To do: Retype each line exactly. Skip images.

+++

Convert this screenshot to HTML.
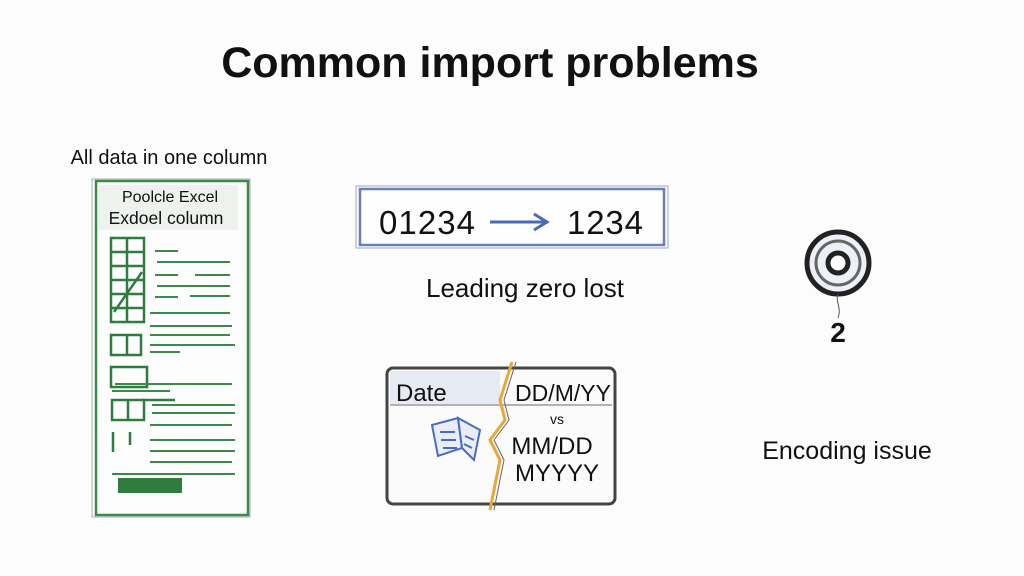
<!DOCTYPE html>
<html><head><meta charset="utf-8"><style>
body{margin:0;width:1024px;height:576px;background:#fcfcfc;overflow:hidden}
svg{display:block}
text{font-family:"Liberation Sans",sans-serif;fill:#111}
</style></head><body>
<svg width="1024" height="576" viewBox="0 0 1024 576">
<text x="490" y="77" font-size="43" font-weight="bold" text-anchor="middle">Common import problems</text>
<text x="169" y="164" font-size="20" text-anchor="middle">All data in one column</text>
<!-- left panel -->
<rect x="96" y="181" width="152" height="334" fill="#fdfdfd" stroke="#3a8a4a" stroke-width="2.5"/>
<rect x="92" y="179" width="158" height="338" fill="none" stroke="#999" stroke-width="0.8"/>
<rect x="98" y="185" width="140" height="45" fill="#eef2ee"/>
<text x="170" y="202" font-size="16" text-anchor="middle">Poolcle Excel</text>
<text x="166" y="224" font-size="17.5" text-anchor="middle">Exdoel column</text>
<g stroke="#2f7d3e" fill="none" stroke-width="2.5">
<rect x="111" y="238" width="33" height="84"/>
<path d="M111 252H144M111 266H144M111 280H144M111 294H144M111 308H144M127 238V322M114 312L142 272"/>
<rect x="111" y="335" width="30" height="20"/><path d="M127 335V355"/>
<rect x="111" y="367" width="36" height="20"/>
<rect x="112" y="400" width="32" height="20"/><path d="M128 400V420M142 400H175"/>
<path d="M113 432V452M130 432V445"/>
</g>
<g stroke="#3a8a4a" stroke-width="2">
<path d="M155 251H178M157 262H230M155 275H178M195 275H230M157 286H230M155 297H178M190 296H230"/>
<path d="M150 313H230M150 326H232M150 335H230M150 345H235M150 352H180M115 384H232M112 391H170M152 405H235M152 413H235M150 425H232M150 440H235M150 451H235M150 462H232M112 474H235"/>
</g>
<rect x="118" y="478" width="64" height="15" fill="#2f7d3e"/>
<!-- leading zero -->
<rect x="360" y="189" width="304" height="56" fill="#fefefe" stroke="#6a7fb8" stroke-width="2.5"/>
<rect x="356" y="186" width="312" height="62" fill="none" stroke="#9aa8cc" stroke-width="1"/>
<text x="379" y="234" font-size="33" textLength="96">01234</text>
<path d="M490 222H545M534 214L547 222L534 230" stroke="#4a6bb0" stroke-width="3" fill="none"/>
<text x="567" y="234" font-size="33" textLength="76">1234</text>
<text x="525" y="297" font-size="26" text-anchor="middle">Leading zero lost</text>
<!-- date -->
<rect x="387" y="368" width="228" height="136" rx="6" fill="#fbfbfb" stroke="#444" stroke-width="3"/>
<rect x="390" y="371" width="110" height="33" fill="#e6eaf2"/>
<path d="M390 405H612" stroke="#999" stroke-width="1.5"/>
<text x="396" y="401" font-size="24">Date</text>
<text x="515" y="401" font-size="23" textLength="96">DD/M/YY</text>
<text x="557" y="424" font-size="14" text-anchor="middle">vs</text>
<text x="552" y="454" font-size="24" text-anchor="middle">MM/DD</text>
<text x="557" y="481" font-size="24" text-anchor="middle">MYYYY</text>
<path d="M512 362L500 400L505 420L490 440L500 460L490 510" stroke="#e8a838" stroke-width="3" fill="none"/>
<path d="M516 362L504 400L509 420L494 440L504 460L494 510" stroke="#666" stroke-width="1" fill="none"/>
<g stroke="#4a6bc0" stroke-width="2" fill="#e8edf8">
<path d="M432 425L458 418L462 448L438 456Z"/><path d="M458 418L480 430L474 460L462 448Z"/>
<path d="M440 432H455M441 440H456M443 448H457M465 436L474 440M464 444L472 448" fill="none"/>
</g>
<!-- encoding -->
<circle cx="838" cy="263" r="31" fill="#eef0f8" stroke="#222" stroke-width="5"/>
<circle cx="838" cy="263" r="22" fill="none" stroke="#666" stroke-width="3"/>
<circle cx="838" cy="263" r="10" fill="#fff" stroke="#222" stroke-width="5"/>
<path d="M838 294C835 302 842 308 838 318" stroke="#555" fill="none"/>
<text x="838" y="342" font-size="28" font-weight="bold" text-anchor="middle">2</text>
<text x="847" y="459" font-size="25" text-anchor="middle">Encoding issue</text>
</svg>
</body></html>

+++

Written response:
Convert this screenshot to HTML.
<!DOCTYPE html>
<html><head><meta charset="utf-8"><style>
body{margin:0;width:1024px;height:576px;background:#fcfcfc;overflow:hidden}
svg{display:block}
text{font-family:"Liberation Sans",sans-serif;fill:#111}
</style></head><body>
<svg width="1024" height="576" viewBox="0 0 1024 576">
<text x="490" y="77" font-size="43" font-weight="bold" text-anchor="middle">Common import problems</text>
<text x="169" y="164" font-size="20" text-anchor="middle">All data in one column</text>
<!-- left panel -->
<rect x="96" y="181" width="152" height="334" fill="#fdfdfd" stroke="#3a8a4a" stroke-width="2.5"/>
<rect x="92" y="179" width="158" height="338" fill="none" stroke="#999" stroke-width="0.8"/>
<rect x="98" y="185" width="140" height="45" fill="#eef2ee"/>
<text x="170" y="202" font-size="16" text-anchor="middle">Poolcle Excel</text>
<text x="166" y="224" font-size="17.5" text-anchor="middle">Exdoel column</text>
<g stroke="#2f7d3e" fill="none" stroke-width="2.5">
<rect x="111" y="238" width="33" height="84"/>
<path d="M111 252H144M111 266H144M111 280H144M111 294H144M111 308H144M127 238V322M114 312L142 272"/>
<rect x="111" y="335" width="30" height="20"/><path d="M127 335V355"/>
<rect x="111" y="367" width="36" height="20"/>
<rect x="112" y="400" width="32" height="20"/><path d="M128 400V420M142 400H175"/>
<path d="M113 432V452M130 432V445"/>
</g>
<g stroke="#3a8a4a" stroke-width="2">
<path d="M155 251H178M157 262H230M155 275H178M195 275H230M157 286H230M155 297H178M190 296H230"/>
<path d="M150 313H230M150 326H232M150 335H230M150 345H235M150 352H180M115 384H232M112 391H170M152 405H235M152 413H235M150 425H232M150 440H235M150 451H235M150 462H232M112 474H235"/>
</g>
<rect x="118" y="478" width="64" height="15" fill="#2f7d3e"/>
<!-- leading zero -->
<rect x="360" y="189" width="304" height="56" fill="#fefefe" stroke="#6a7fb8" stroke-width="2.5"/>
<rect x="356" y="186" width="312" height="62" fill="none" stroke="#9aa8cc" stroke-width="1"/>
<text x="379" y="234" font-size="33" textLength="96">01234</text>
<path d="M490 222H545M534 214L547 222L534 230" stroke="#4a6bb0" stroke-width="3" fill="none"/>
<text x="567" y="234" font-size="33" textLength="76">1234</text>
<text x="525" y="297" font-size="26" text-anchor="middle">Leading zero lost</text>
<!-- date -->
<rect x="387" y="368" width="228" height="136" rx="6" fill="#fbfbfb" stroke="#444" stroke-width="3"/>
<rect x="390" y="371" width="110" height="33" fill="#e6eaf2"/>
<path d="M390 405H612" stroke="#999" stroke-width="1.5"/>
<text x="396" y="401" font-size="24">Date</text>
<text x="515" y="401" font-size="23" textLength="96">DD/M/YY</text>
<text x="557" y="424" font-size="14" text-anchor="middle">vs</text>
<text x="552" y="454" font-size="24" text-anchor="middle">MM/DD</text>
<text x="557" y="481" font-size="24" text-anchor="middle">MYYYY</text>
<path d="M512 362L500 400L505 420L490 440L500 460L490 510" stroke="#e8a838" stroke-width="3" fill="none"/>
<path d="M516 362L504 400L509 420L494 440L504 460L494 510" stroke="#666" stroke-width="1" fill="none"/>
<g stroke="#4a6bc0" stroke-width="2" fill="#e8edf8">
<path d="M432 425L458 418L462 448L438 456Z"/><path d="M458 418L480 430L474 460L462 448Z"/>
<path d="M440 432H455M441 440H456M443 448H457M465 436L474 440M464 444L472 448" fill="none"/>
</g>
<!-- encoding -->
<circle cx="838" cy="263" r="31" fill="#eef0f8" stroke="#222" stroke-width="5"/>
<circle cx="838" cy="263" r="22" fill="none" stroke="#666" stroke-width="3"/>
<circle cx="838" cy="263" r="10" fill="#fff" stroke="#222" stroke-width="5"/>
<path d="M838 294C835 302 842 308 838 318" stroke="#555" fill="none"/>
<text x="838" y="342" font-size="28" font-weight="bold" text-anchor="middle">2</text>
<text x="847" y="459" font-size="25" text-anchor="middle">Encoding issue</text>
</svg>
</body></html>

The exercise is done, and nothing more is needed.